As noted above the polygon has to be closed by appending the first point to the point sequence. A closed polygon is always defined by a sequence of points that ends when a point is the same as the first point.
After we have created the letter V we'll continue with the letter P. Since it has a hole we have to find a way of cutting this hole into the basic shape. This is quite easy. We just define the outer shape of the letter P, which is a closed polygon, and add the sequence of points that describes the hole, which is also a closed polygon. That's all we have to do. There'll be a hole where both polygons overlap.
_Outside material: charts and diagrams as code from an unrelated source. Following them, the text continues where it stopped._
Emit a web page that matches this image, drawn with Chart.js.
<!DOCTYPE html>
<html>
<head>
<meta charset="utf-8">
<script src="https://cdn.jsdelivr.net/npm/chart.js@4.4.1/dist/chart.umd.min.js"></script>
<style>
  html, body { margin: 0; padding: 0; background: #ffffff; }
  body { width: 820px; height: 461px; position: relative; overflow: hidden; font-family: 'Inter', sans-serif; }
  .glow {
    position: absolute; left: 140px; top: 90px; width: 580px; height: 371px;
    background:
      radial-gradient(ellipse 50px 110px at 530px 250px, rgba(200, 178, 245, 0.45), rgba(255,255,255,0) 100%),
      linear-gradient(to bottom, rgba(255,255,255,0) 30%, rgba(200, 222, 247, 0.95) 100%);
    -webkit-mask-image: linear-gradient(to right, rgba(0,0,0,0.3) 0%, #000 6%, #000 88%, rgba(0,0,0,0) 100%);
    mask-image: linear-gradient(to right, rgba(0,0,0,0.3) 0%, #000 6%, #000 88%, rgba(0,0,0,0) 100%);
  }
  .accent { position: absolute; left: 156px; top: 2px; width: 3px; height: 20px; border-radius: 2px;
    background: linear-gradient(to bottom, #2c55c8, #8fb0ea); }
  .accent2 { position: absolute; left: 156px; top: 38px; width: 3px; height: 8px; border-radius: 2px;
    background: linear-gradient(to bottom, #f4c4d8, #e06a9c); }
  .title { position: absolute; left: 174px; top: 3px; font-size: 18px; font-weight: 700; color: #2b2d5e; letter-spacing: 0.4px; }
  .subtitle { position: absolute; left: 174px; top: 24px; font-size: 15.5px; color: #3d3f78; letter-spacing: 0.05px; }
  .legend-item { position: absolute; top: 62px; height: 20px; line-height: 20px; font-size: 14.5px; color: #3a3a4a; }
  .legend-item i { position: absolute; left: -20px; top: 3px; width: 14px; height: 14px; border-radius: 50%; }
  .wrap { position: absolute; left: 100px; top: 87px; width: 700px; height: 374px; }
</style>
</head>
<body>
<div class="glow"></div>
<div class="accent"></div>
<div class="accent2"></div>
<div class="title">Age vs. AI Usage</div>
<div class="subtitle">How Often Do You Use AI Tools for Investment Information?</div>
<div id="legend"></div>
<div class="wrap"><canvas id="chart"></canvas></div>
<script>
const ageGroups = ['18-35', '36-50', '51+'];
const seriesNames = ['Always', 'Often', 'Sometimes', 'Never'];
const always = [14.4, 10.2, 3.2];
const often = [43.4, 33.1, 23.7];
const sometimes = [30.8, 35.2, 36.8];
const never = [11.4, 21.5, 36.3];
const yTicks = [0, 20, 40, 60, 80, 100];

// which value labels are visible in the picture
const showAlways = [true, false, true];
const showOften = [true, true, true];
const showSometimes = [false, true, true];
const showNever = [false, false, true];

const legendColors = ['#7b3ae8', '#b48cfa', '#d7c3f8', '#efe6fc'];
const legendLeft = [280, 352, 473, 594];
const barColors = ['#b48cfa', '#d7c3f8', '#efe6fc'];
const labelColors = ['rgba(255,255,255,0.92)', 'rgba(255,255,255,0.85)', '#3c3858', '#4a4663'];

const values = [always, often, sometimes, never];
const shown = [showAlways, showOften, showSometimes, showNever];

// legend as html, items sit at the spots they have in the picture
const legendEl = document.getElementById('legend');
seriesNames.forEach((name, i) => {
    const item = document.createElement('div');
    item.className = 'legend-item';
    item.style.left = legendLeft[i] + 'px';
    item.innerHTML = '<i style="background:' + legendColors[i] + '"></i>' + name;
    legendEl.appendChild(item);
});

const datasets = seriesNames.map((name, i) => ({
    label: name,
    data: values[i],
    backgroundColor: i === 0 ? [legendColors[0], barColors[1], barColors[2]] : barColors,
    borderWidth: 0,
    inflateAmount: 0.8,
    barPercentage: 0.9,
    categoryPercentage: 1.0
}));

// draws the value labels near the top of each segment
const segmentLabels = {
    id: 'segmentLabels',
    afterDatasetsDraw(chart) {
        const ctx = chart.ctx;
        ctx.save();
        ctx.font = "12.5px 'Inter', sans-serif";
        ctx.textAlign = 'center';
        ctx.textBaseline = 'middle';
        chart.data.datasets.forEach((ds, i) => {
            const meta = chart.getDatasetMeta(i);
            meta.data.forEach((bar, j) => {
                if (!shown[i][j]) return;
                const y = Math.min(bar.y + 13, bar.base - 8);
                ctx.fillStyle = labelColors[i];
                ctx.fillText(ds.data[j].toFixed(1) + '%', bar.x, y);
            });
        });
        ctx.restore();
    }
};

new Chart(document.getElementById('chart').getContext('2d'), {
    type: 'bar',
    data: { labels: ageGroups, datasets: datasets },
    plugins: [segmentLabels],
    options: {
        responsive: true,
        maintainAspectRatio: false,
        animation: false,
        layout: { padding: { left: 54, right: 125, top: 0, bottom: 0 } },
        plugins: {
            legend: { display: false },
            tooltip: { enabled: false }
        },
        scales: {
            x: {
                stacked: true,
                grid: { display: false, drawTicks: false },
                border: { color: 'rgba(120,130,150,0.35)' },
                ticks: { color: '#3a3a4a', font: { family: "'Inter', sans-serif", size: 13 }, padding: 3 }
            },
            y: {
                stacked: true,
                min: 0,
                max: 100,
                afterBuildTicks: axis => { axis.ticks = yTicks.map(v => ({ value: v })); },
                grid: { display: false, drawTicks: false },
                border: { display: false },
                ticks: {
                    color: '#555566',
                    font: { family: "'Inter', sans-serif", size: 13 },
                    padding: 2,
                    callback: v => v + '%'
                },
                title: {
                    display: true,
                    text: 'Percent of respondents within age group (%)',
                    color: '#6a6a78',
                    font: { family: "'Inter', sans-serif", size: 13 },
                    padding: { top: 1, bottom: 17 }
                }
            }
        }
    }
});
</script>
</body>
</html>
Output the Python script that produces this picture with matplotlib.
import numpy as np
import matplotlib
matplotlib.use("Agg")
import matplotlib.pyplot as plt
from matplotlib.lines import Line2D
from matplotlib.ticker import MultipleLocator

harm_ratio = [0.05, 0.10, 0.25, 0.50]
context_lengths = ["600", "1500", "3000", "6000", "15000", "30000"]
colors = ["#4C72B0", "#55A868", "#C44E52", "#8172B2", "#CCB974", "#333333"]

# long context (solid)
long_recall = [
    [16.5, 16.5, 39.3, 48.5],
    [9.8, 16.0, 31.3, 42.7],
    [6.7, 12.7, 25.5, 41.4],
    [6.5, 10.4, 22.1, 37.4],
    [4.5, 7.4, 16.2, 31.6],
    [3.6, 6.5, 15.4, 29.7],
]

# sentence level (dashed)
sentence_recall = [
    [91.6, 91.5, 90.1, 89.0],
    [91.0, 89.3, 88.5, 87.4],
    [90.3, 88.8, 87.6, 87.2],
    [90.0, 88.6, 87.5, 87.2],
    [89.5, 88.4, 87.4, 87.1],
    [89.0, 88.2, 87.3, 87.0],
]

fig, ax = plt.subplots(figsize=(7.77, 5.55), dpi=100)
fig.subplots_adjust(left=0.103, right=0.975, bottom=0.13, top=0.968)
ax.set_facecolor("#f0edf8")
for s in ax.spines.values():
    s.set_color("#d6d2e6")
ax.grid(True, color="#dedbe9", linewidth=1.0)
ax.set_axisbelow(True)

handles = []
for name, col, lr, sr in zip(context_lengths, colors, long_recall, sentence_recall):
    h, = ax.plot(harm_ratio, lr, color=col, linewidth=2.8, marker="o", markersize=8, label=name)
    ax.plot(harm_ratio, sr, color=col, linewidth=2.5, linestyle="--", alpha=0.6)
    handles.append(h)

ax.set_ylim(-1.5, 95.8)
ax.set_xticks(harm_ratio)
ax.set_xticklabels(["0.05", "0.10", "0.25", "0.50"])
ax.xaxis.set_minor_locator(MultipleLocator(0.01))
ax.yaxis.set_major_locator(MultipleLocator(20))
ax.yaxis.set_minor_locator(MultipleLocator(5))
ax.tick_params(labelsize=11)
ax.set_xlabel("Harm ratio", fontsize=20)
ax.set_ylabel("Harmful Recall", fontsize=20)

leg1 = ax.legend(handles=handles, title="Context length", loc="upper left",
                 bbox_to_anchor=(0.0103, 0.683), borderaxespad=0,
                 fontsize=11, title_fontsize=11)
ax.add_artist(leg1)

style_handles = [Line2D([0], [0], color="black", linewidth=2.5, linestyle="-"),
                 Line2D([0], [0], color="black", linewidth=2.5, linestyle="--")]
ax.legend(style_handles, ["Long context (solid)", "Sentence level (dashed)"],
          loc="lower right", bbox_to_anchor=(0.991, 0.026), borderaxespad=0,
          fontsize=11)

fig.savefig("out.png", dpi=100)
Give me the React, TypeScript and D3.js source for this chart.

In general we will get holes whenever an even number of sub-polygons inside a single polygon statement overlap. A sub-polygon is defined by a closed sequence of points.
The letter P consists of two sub-polygons, one for the outer shape and one for the hole. Since the hole polygon overlaps the outer shape polygon we'll get a hole.
After we have understood how multiple sub-polygons in a single polygon statement work, it is quite easy to add the missing O letter.
Finally, we get the complete word POV.
This produces a hexagonal polygon, which is then swept from y=0 through y=1. In other words, we now have an extruded hexagon. One point to note is that although this is a six sided figure, we have used a total of seven points. That is because the polygon is supposed to be a closed shape, which we do here by making the final point the same as the first. Technically, with linear polygons, if we didn't do this, POV-Ray would automatically join the two ends with a line to force it to close, although a warning would be issued. However, this only works with linear splines, so we mustn't get too casual about those warning messages!